= Nicholas Onuf =

American scholar (born 1941)

Nicholas Onuf (born 1941) is an American scholar. Onuf is currently Professor Emeritus of International Relations at Florida International University and is on the editorial boards of International Political Sociology, Cooperation and Conflict, and Contexto Internacional. He is a constructivist scholar of international relations. He has been credited with coining the term "Constructivism."

==Thought==
His best known contribution to constructivism is set out in World of Our Making (University of South Carolina Press, 1989). His premise is based on a continuum of performative language, rules and rule. Three types of speech act (instructive, directive, commissive) yield corresponding types of rules that, in turn, yield three types of rule (hegemony, hierarchy, heteronomy). Compliance with rules helps sustain rule, but failure to abide by them erodes rule. Rule, generally through institutionalized means, has distributive effects in political society (domestic or international), granting privileged access to material and symbolic resources to some agents over others.

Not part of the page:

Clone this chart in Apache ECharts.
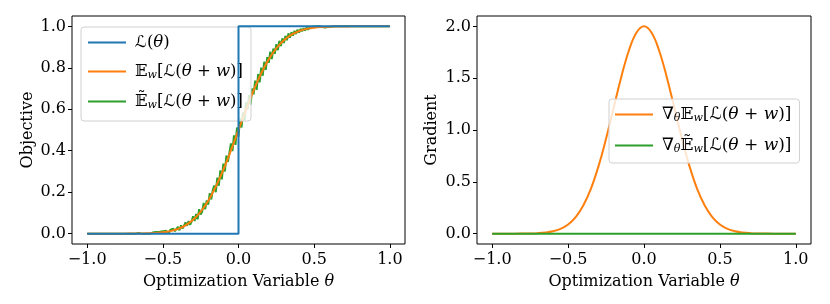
<!DOCTYPE html>
<html><head><meta charset="utf-8">
<script src="https://cdn.jsdelivr.net/npm/echarts@6/dist/echarts.min.js"></script>
<style>html,body{margin:0;padding:0;background:#fff}#c{width:830px;height:304px}</style>
</head><body><div id="c"></div>
<script>
// ---- data ----
var xTicks = [-1.0, -0.5, 0.0, 0.5, 1.0];
var yTicksLeft = [0.0, 0.2, 0.4, 0.6, 0.8, 1.0];
var yTicksRight = [0.0, 0.5, 1.0, 1.5, 2.0];

var stepX = [-1.0, 0.0, 0.0, 1.0];
var stepY = [0.0, 0.0, 1.0, 1.0];

var smoothX = [-1.0,-0.95,-0.9,-0.85,-0.8,-0.75,-0.7,-0.65,-0.6,-0.55,-0.5,-0.45,-0.4,-0.35,-0.3,-0.25,-0.2,-0.15,-0.1,-0.05,0.0,
  0.05,0.1,0.15,0.2,0.25,0.3,0.35,0.4,0.45,0.5,0.55,0.6,0.65,0.7,0.75,0.8,0.85,0.9,0.95,1.0];
var smoothY = [0,0,0,0,0,0,0.0002,0.0006,0.0013,0.0030,0.0062,0.0122,0.0228,0.0401,0.0668,0.1056,0.1587,0.2266,0.3085,0.4013,0.5,
  0.5987,0.6915,0.7734,0.8413,0.8944,0.9332,0.9599,0.9772,0.9878,0.9938,0.9970,0.9987,0.9994,0.9998,1,1,1,1,1,1];

var noisyX = [-1.0,
  -0.70,-0.69,-0.68,-0.67,-0.66,-0.65,-0.64,-0.63,-0.62,-0.61,
  -0.60,-0.59,-0.58,-0.57,-0.56,-0.55,-0.54,-0.53,-0.52,-0.51,
  -0.50,-0.49,-0.48,-0.47,-0.46,-0.45,-0.44,-0.43,-0.42,-0.41,
  -0.40,-0.39,-0.38,-0.37,-0.36,-0.35,-0.34,-0.33,-0.32,-0.31,
  -0.30,-0.29,-0.28,-0.27,-0.26,-0.25,-0.24,-0.23,-0.22,-0.21,
  -0.20,-0.19,-0.18,-0.17,-0.16,-0.15,-0.14,-0.13,-0.12,-0.11,
  -0.10,-0.09,-0.08,-0.07,-0.06,-0.05,-0.04,-0.03,-0.02,-0.01,
  0.00,0.01,0.02,0.03,0.04,0.05,0.06,0.07,0.08,0.09,
  0.10,0.11,0.12,0.13,0.14,0.15,0.16,0.17,0.18,0.19,
  0.20,0.21,0.22,0.23,0.24,0.25,0.26,0.27,0.28,0.29,
  0.30,0.31,0.32,0.33,0.34,0.35,0.36,0.37,0.38,0.39,
  0.40,0.41,0.42,0.43,0.44,0.45,0.46,0.47,0.48,0.49,
  0.50,0.51,0.52,0.53,0.54,0.55,0.56,0.57,0.58,0.59,
  0.60,0.61,0.62,0.63,0.64,0.65,0.66,0.67,0.68,0.69,
  0.70,1.0];
var noisyY = [0.000,
  0.000,0.002,0.000,0.000,0.003,0.001,0.000,0.004,0.000,0.002,
  0.000,0.005,0.001,0.000,0.007,0.002,0.008,0.000,0.009,0.003,
  0.011,0.002,0.014,0.006,0.004,0.019,0.010,0.024,0.012,0.017,
  0.033,0.016,0.040,0.024,0.030,0.054,0.038,0.061,0.042,0.058,
  0.084,0.061,0.095,0.069,0.118,0.092,0.107,0.148,0.118,0.160,
  0.140,0.195,0.165,0.210,0.232,0.200,0.270,0.231,0.305,0.262,
  0.338,0.300,0.377,0.346,0.352,0.435,0.398,0.474,0.428,0.512,
  0.468,0.556,0.512,0.585,0.548,0.634,0.600,0.668,0.622,0.700,
  0.672,0.738,0.694,0.770,0.730,0.801,0.762,0.829,0.790,0.852,
  0.824,0.878,0.842,0.893,0.868,0.914,0.885,0.930,0.905,0.942,
  0.920,0.954,0.933,0.966,0.945,0.972,0.955,0.978,0.963,0.984,
  0.970,0.988,0.976,0.991,0.980,0.995,0.984,0.996,0.987,0.998,
  0.989,0.999,0.992,1.000,0.994,0.998,1.000,0.995,1.000,0.997,
  1.000,0.998,1.000,1.000,0.997,1.000,0.999,1.000,0.998,1.000,
  1.000,1.000];

var gradX = smoothX;
var gradY = [0,0,0,0,0.0007,0.0018,0.0044,0.0102,0.0222,0.0456,0.0879,0.159,0.271,0.432,0.649,0.916,1.213,1.510,1.765,1.938,2.0,
  1.938,1.765,1.510,1.213,0.916,0.649,0.432,0.271,0.159,0.0879,0.0456,0.0222,0.0102,0.0044,0.0018,0.0007,0,0,0,0];
var gradNoisyX = [-1.0, 1.0];
var gradNoisyY = [0.0, 0.0];

// ---- build ----
function pairs(xs, ys){ return xs.map(function(x,i){ return [x, ys[i]]; }); }
var FONT = '"DejaVu Serif","DejaVu Sans","Noto Sans",serif';
var BLUE = '#1f77b4', ORANGE = '#ff7f0e', GREEN = '#2ca02c';
function fmt(v){ return (v < 0 ? '\u2212' : '') + Math.abs(v).toFixed(1); }
var nameRich = {i:{fontFamily:FONT, fontSize:16, fontStyle:'italic', color:'#000'}};

function xAx(i){
  return {type:'value', gridIndex:i, min:-1.1, max:1.1,
    name:'Optimization Variable {i|\u03b8}', nameLocation:'middle', nameGap:30,
    nameTextStyle:{fontFamily:FONT, fontSize:16, color:'#000', rich:nameRich},
    axisLine:{show:false, onZero:false}, splitLine:{show:false},
    axisTick:{show:true, inside:false, length:4, lineStyle:{color:'#000'}, customValues:xTicks},
    axisLabel:{fontFamily:FONT, fontSize:16, color:'#000', margin:8, customValues:xTicks, formatter:fmt}};
}
function yAx(i, ticks, mn, mx, nm, gap){
  return {type:'value', gridIndex:i, min:mn, max:mx,
    name:nm, nameLocation:'middle', nameGap:gap, nameRotate:90,
    nameTextStyle:{fontFamily:FONT, fontSize:16, color:'#000'},
    axisLine:{show:false, onZero:false}, splitLine:{show:false},
    axisTick:{show:true, inside:false, length:4, lineStyle:{color:'#000'}, customValues:ticks},
    axisLabel:{fontFamily:FONT, fontSize:16, color:'#000', margin:6, customValues:ticks, formatter:fmt}};
}
function mkRich(sz){
  return {
    n:{fontFamily:FONT, fontSize:sz, color:'#000'},
    i:{fontFamily:FONT, fontSize:sz, fontStyle:'italic', color:'#000'},
    s:{fontFamily:FONT, fontSize:11, fontStyle:'italic', color:'#000', verticalAlign:'bottom', padding:[8,0,0,0]}
  };
}
var labels = {
  'L':  '{n|\u2112(}{i|\u03b8}{n|)}',
  'E':  '{n|\ud835\udd3c}{s|w}{n|[\u2112(}{i|\u03b8}{n| + }{i|w}{n|)]}',
  'Et': '{n|\ud835\udd3c\u0303}{s|w}{n|[\u2112(}{i|\u03b8}{n| + }{i|w}{n|)]}',
  'G':  '{n|\u2207}{s|\u03b8}{n|\ud835\udd3c}{s|w}{n|[\u2112(}{i|\u03b8}{n| + }{i|w}{n|)]}',
  'Gt': '{n|\u2207}{s|\u03b8}{n|\ud835\udd3c\u0303}{s|w}{n|[\u2112(}{i|\u03b8}{n| + }{i|w}{n|)]}'
};
function legend(data, left, top, gap, pad, sz){
  return {data:data, orient:'vertical', left:left, top:top, icon:'rect', itemWidth:38, itemHeight:2,
    itemGap:gap, padding:pad, backgroundColor:'rgba(255,255,255,0.8)', borderColor:'#d0d0d0',
    borderWidth:1, borderRadius:3, selectedMode:false,
    formatter:function(n){ return labels[n]; },
    textStyle:{rich:mkRich(sz), fontFamily:FONT, fontSize:sz, color:'#000', padding:[0,0,0,4]}};
}
function line(name, xi, data, color, z, smooth, w){
  return {name:name, type:'line', xAxisIndex:xi, yAxisIndex:xi, data:data, symbol:'none',
    smooth:smooth||false, z:z, lineStyle:{color:color, width:w||2}, itemStyle:{color:color},
    animation:false, silent:true};
}
var chart = echarts.init(document.getElementById('c'), null, {renderer:'canvas'});
chart.setOption({
  animation:false,
  grid:[
    {left:72, top:16, width:333, height:228, show:true, borderColor:'#000', borderWidth:1, containLabel:false},
    {left:477, top:16, width:334, height:228, show:true, borderColor:'#000', borderWidth:1, containLabel:false}
  ],
  xAxis:[xAx(0), xAx(1)],
  yAxis:[yAx(0, yTicksLeft, -0.05, 1.05, 'Objective', 36), yAx(1, yTicksRight, -0.1, 2.1, 'Gradient', 37)],
  legend:[legend(['L','E','Et'], 81, 27, 12, [7,8,10,7], 16.5), legend(['G','Gt'], 609, 99, 13, [7,8,8,6], 17)],
  series:[
    line('Et', 0, pairs(noisyX, noisyY), GREEN, 2, false, 2),
    line('E', 0, pairs(smoothX, smoothY), ORANGE, 3, 0.4),
    line('L', 0, pairs(stepX, stepY), BLUE, 4),
    line('G', 1, pairs(gradX, gradY), ORANGE, 3, 0.4),
    line('Gt', 1, pairs(gradNoisyX, gradNoisyY), GREEN, 4)
  ]
});
</script></body></html>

One novelty of this approach is to go beyond the 'anarchy problematique' in IR (Richard Ashley's term). Instead of different types of anarchy (as in Alexander Wendt's Hobbesian, Lockean, and Kantian anarchichal settings), Onuf presents hegemony, hierarchy, and heteronomy as different structures of domination in world affairs (i.e. the absence of world government does not necessarily imply anarchy). These structures are respectively enabled by the repetition over time of behavior consistent with instructive, hierarchichal, and commissive rules by agents.

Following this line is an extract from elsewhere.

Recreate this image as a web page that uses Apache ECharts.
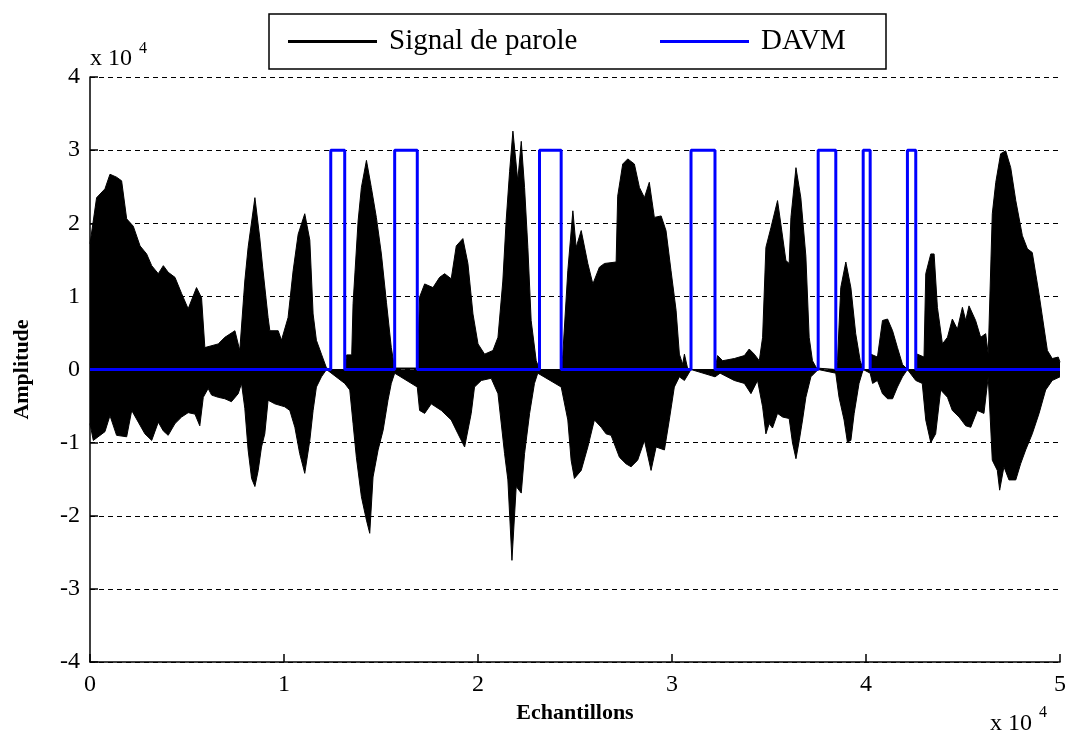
<!DOCTYPE html>
<html>
<head>
<meta charset="utf-8">
<title>Signal de parole / DAVM</title>
<script src="https://cdn.jsdelivr.net/npm/echarts@6/dist/echarts.min.js"></script>
<style>
  html, body { margin: 0; padding: 0; background: #fff; }
  #chart { width: 1069px; height: 736px; }
</style>
</head>
<body>
<div id="chart"></div>
<script>
// enveloppe du signal de parole (echantillons, amplitude)
var upperX = [0, 340, 770, 1030, 1370, 1630, 1890, 2230, 2580, 2920, 3180, 3520, 3780, 4030, 4380, 4720, 5060, 5490, 5750, 5920,
  6610, 6950, 7470, 7720, 7980, 8150, 8500, 8750, 8900, 9180, 9270, 9700, 9870, 10210, 10470, 10730, 11070, 11330, 11500, 11670,
  11930, 12190, 12400, 13130, 13230, 13490, 13560, 13820, 13990, 14250, 14500, 14760, 15020, 15280, 15530, 15700, 16870, 16990, 17250, 17680,
  18020, 18280, 18620, 18880, 19220, 19480, 19740, 20000, 20340, 20770, 21030, 21280, 21450, 21630, 21800, 22050, 22230, 22400, 22570, 22740,
  23000, 23170, 24290, 24370, 24630, 24890, 25060, 25320, 25660, 25920, 26260, 26520, 27120, 27200, 27460, 27720, 28060, 28320, 28580, 28830,
  29090, 29440, 29690, 29950, 30210, 30380, 30550, 30640, 30800, 30980, 32220, 32350, 32610, 33210, 33730, 33980, 34240, 34500, 34670, 34840,
  35100, 35440, 35610, 35870, 36040, 36130, 36390, 36640, 36900, 37070, 37240, 37450, 37535, 38440, 38530, 38700, 38960, 39220, 39470, 39700,
  39855, 40215, 40250, 40590, 40850, 41110, 41370, 41620, 41880, 42135, 42565, 42650, 42990, 43080, 43340, 43510, 43680, 43940, 44200, 44450,
  44710, 44970, 45140, 45310, 45650, 45910, 46170, 46300, 46510, 46690, 46940, 47200, 47460, 47720, 48060, 48320, 48570, 48920, 49170, 49350,
  49600, 49910, 50000];
var upperY = [17200, 23500, 24700, 26700, 26300, 25800, 20600, 19600, 16900, 15800, 14200, 13100, 14200, 13300, 12600, 10400, 8300, 11200, 9800, 3000,
  3500, 4400, 5300, 2600, 12100, 16700, 23500, 18000, 14000, 7100, 5300, 5300, 4000, 7100, 13500, 18500, 21300, 17700, 7600, 4000,
  2100, 200, 0, 0, 2000, 2000, 9000, 20300, 24900, 28600, 24900, 20800, 15800, 9200, 3000, 200, 200, 9900, 11700, 11200,
  12600, 13100, 12400, 16900, 17900, 14500, 7600, 3500, 2100, 2600, 4400, 12100, 20300, 27100, 32600, 25800, 31200, 24900, 16700, 6700,
  1200, 0, 0, 2000, 13500, 21700, 16700, 19000, 14500, 11700, 14000, 14500, 14700, 23700, 28100, 28800, 28100, 24900, 23500, 25600,
  20800, 21000, 19000, 13500, 8100, 2100, 700, 2100, 200, 0, 0, 1900, 1200, 1500, 1900, 2800, 2100, 1200, 4400, 16700,
  19400, 23100, 19900, 14900, 14500, 20800, 27600, 23500, 15500, 4400, 1200, 200, 0, 0, 1200, 11200, 14700, 11200, 4900, 1200,
  0, 0, 2100, 1700, 6700, 6900, 5300, 3000, 700, 0, 0, 2100, 1700, 13100, 15800, 15800, 8500, 3500, 4400, 6900,
  5500, 8500, 6700, 8700, 6700, 4400, 4900, 2100, 21300, 25600, 29500, 29900, 27600, 23100, 18300, 16500, 16000, 10300, 5800, 2600,
  1500, 1700, 1000];

var lowerX = [0, 170, 770, 1030, 1370, 1890, 2150, 2490, 2830, 3180, 3520, 3780, 4030, 4380, 4720, 5060, 5410, 5660, 5840, 6090,
  6270, 6610, 6950, 7290, 7640, 7810, 7980, 8150, 8330, 8500, 8670, 8840, 9010, 9180, 9530, 10040, 10300, 10560, 10810, 11070,
  11330, 11500, 11670, 11930, 12190, 13130, 13390, 13560, 13730, 13990, 14250, 14420, 14590, 14850, 15110, 15360, 15530, 15705, 16870, 16990,
  17250, 17590, 18110, 18620, 18970, 19310, 19650, 19820, 20170, 20680, 21030, 21370, 21540, 21750, 21970, 22230, 22400, 22660, 22910, 23080,
  24290, 24630, 24800, 24970, 25320, 25660, 26000, 26350, 26600, 26860, 27290, 27630, 27890, 28230, 28580, 28920, 29180, 29610, 29860, 30120,
  30380, 30640, 30980, 32220, 32480, 33210, 33730, 34070, 34410, 34670, 34840, 35010, 35180, 35440, 35700, 36040, 36210, 36390, 36560, 36730,
  36900, 37160, 37535, 38440, 38610, 38870, 39040, 39220, 39390, 39640, 39855, 40215, 40340, 40590, 40850, 41110, 41370, 41620, 41880, 42135,
  42565, 42900, 43080, 43340, 43590, 43850, 44200, 44450, 44800, 45140, 45400, 45740, 46080, 46300, 46510, 46770, 46890, 47110, 47370, 47720,
  47970, 48230, 48570, 48920, 49260, 49600, 50000];
var lowerY = [-7400, -9700, -8500, -6300, -9000, -9200, -5600, -7200, -8800, -9700, -7200, -8400, -9000, -7400, -6500, -5900, -6100, -7700, -3800, -2600,
  -3500, -3800, -4000, -4400, -3300, -1900, -5300, -11000, -14900, -16000, -13800, -10600, -8800, -4200, -4700, -5100, -5600, -7900, -11500, -14200,
  -9700, -5600, -2400, -1000, 0, -1900, -2800, -7400, -12000, -17400, -20600, -22400, -14700, -11000, -8300, -4200, -1900, -500, -2400, -5600,
  -6000, -4700, -5600, -6900, -8800, -10600, -6000, -2400, -1500, -1200, -3300, -11500, -15100, -26100, -16000, -16900, -11500, -6000, -1900, -500,
  -2400, -6900, -12400, -14900, -13800, -10600, -6900, -7900, -8800, -9000, -12000, -12900, -13300, -12400, -9700, -13800, -10600, -11000, -6900, -2400,
  -1000, -1500, 0, -1000, -500, -1500, -1900, -3300, -1500, -5100, -8800, -7400, -8000, -6000, -6500, -6700, -10000, -12200, -9700, -6900,
  -3800, -1000, 0, -500, -3800, -6900, -9900, -9700, -6000, -1900, 0, -500, -1900, -1500, -3300, -4000, -4000, -2400, -1000, 0,
  -1500, -1900, -6900, -10000, -8800, -2800, -3800, -5600, -6500, -7700, -7900, -5600, -6000, -1000, -12400, -13800, -16500, -13300, -15100, -15100,
  -12900, -11000, -8800, -6000, -2800, -1500, -1000];

// DAVM : segments actifs
var davmStart = [12410, 15705, 23170, 30980, 37535, 39855, 42135];
var davmEnd = [13130, 16870, 24287, 32216, 38443, 40215, 42565];
var davmHigh = 30000;

var nSamples = 50000;
var ampMax = 40000;

function zip(xs, ys) {
  return xs.map(function (x, i) { return [x, ys[i]] })
}

var davmData = [[0, 0]];
davmStart.forEach(function (s, i) {
  davmData.push([s, 0], [s, davmHigh], [davmEnd[i], davmHigh], [davmEnd[i], 0]);
});
davmData.push([nSamples, 0]);

var font = 'Liberation Serif';
var chart = echarts.init(document.getElementById('chart'));

chart.setOption({
  animation: false,
  backgroundColor: '#fff',
  grid: {
    left: 90,
    right: 8,
    top: 77,
    bottom: 74
  },
  legend: {
    left: 269,
    top: 14,
    padding: [12, 25, 12, 19],
    borderColor: '#000',
    borderWidth: 1.5,
    itemWidth: 89,
    itemHeight: 3,
    itemGap: 51,
    icon: 'rect',
    textStyle: {
      fontFamily: font,
      fontSize: 29,
      color: '#000',
      lineHeight: 31,
      padding: [0, 0, 0, 7]
    },
    data: [
      { name: 'Signal de parole', textStyle: { width: 220 } },
      { name: 'DAVM', textStyle: { width: 100 } }
    ]
  },
  xAxis: {
    type: 'value',
    min: 0,
    max: nSamples,
    interval: 10000,
    name: 'Echantillons',
    nameLocation: 'middle',
    nameGap: 40,
    nameTextStyle: {
      fontFamily: font,
      fontSize: 22,
      fontWeight: 'bold',
      color: '#000'
    },
    axisLine: { onZero: false, lineStyle: { color: '#000', width: 1.5 } },
    axisTick: { inside: true, length: 8, lineStyle: { color: '#000', width: 1.5 } },
    axisLabel: {
      margin: 11,
      fontFamily: font,
      fontSize: 24,
      color: '#000',
      formatter: function (v) { return v / 10000 }
    },
    splitLine: { show: false }
  },
  yAxis: {
    type: 'value',
    min: -ampMax,
    max: ampMax,
    interval: 10000,
    name: 'Amplitude',
    nameLocation: 'middle',
    nameGap: 57,
    nameTextStyle: {
      fontFamily: font,
      fontSize: 22,
      fontWeight: 'bold',
      color: '#000'
    },
    axisLine: { show: true, lineStyle: { color: '#000', width: 1.5 } },
    axisTick: { show: true, inside: true, length: 8, lineStyle: { color: '#000', width: 1.5 } },
    axisLabel: {
      margin: 10,
      fontFamily: font,
      fontSize: 24,
      color: '#000',
      formatter: function (v) { return v / 10000 }
    },
    splitLine: {
      show: true,
      lineStyle: { color: '#000', width: 1, type: [5, 4] }
    }
  },
  graphic: [
    { type: 'text', left: 90, top: 47, style: { text: 'x 10', font: '24px "Liberation Serif"', fill: '#000' } },
    { type: 'text', left: 139, top: 41, style: { text: '4', font: '16px "Liberation Serif"', fill: '#000' } },
    { type: 'text', left: 990, top: 712, style: { text: 'x 10', font: '24px "Liberation Serif"', fill: '#000' } },
    { type: 'text', left: 1039, top: 705, style: { text: '4', font: '16px "Liberation Serif"', fill: '#000' } }
  ],
  series: [
    {
      name: 'Signal de parole',
      type: 'line',
      data: zip(upperX, upperY),
      showSymbol: false,
      symbol: 'none',
      itemStyle: { color: '#000' },
      lineStyle: { color: '#000', width: 1 },
      areaStyle: { color: '#000', opacity: 1, origin: 0 },
      z: 2
    },
    {
      name: 'Signal de parole',
      type: 'line',
      data: zip(lowerX, lowerY),
      showSymbol: false,
      symbol: 'none',
      itemStyle: { color: '#000' },
      lineStyle: { color: '#000', width: 1 },
      areaStyle: { color: '#000', opacity: 1, origin: 0 },
      z: 2
    },
    {
      name: 'DAVM',
      type: 'line',
      data: davmData,
      showSymbol: false,
      symbol: 'none',
      itemStyle: { color: '#0000ff' },
      lineStyle: { color: '#0000ff', width: 3 },
      z: 3
    }
  ]
});
</script>
</body>
</html>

Instructive rules constitute reality: if one person utters the locution 'country X has moral superiority in world affairs', another person accepts it (illocution), and many other people act accordingly (perlocution), reality will have been constituted by this speech act. This may be converted into a number of instructive rules, which in turn, if followed over time, create, for instance, cultural hegemony. Hierarchichal rules work likewise but have to do with social relations based on force. Cold War spheres of influence are a classical example of their deployment in world affairs. Commissive rules create obligations for agents that would otherwise not exist: when an agent utters the locution 'I promise to make tariff cuts', such a statement can only exist in and through language and may be converted into a general rule. Such rules limit the agent's autonomy, resulting in a heteronomous structure of domination such as that found in the core-periphery setting of the world economy as expounded by Dependency Theory.

==Selected works==
Onuf further developed and refined the ideas set out in World in a series of chapters in edited volumes:
- "A Constructivist Manifesto" in Burch & Denemark, eds., Constituting Political Economy (Lynne Rienner, 1997)
- "Constructivism: A User's Manual" in Kubálková, et al. eds., International Relations in a Constructed World (M.E. Sharpe, 1998)
- "Worlds of Our Own Making: The Strange Career of Constructivism" in Puchala, ed., Visions of International Relations (University of South Carolina Press, 2002)
- "Parsing Personal Identity" in Debrix, ed., Language Agency and Politics in a Constructed World (M.E. Sharpe, 2002).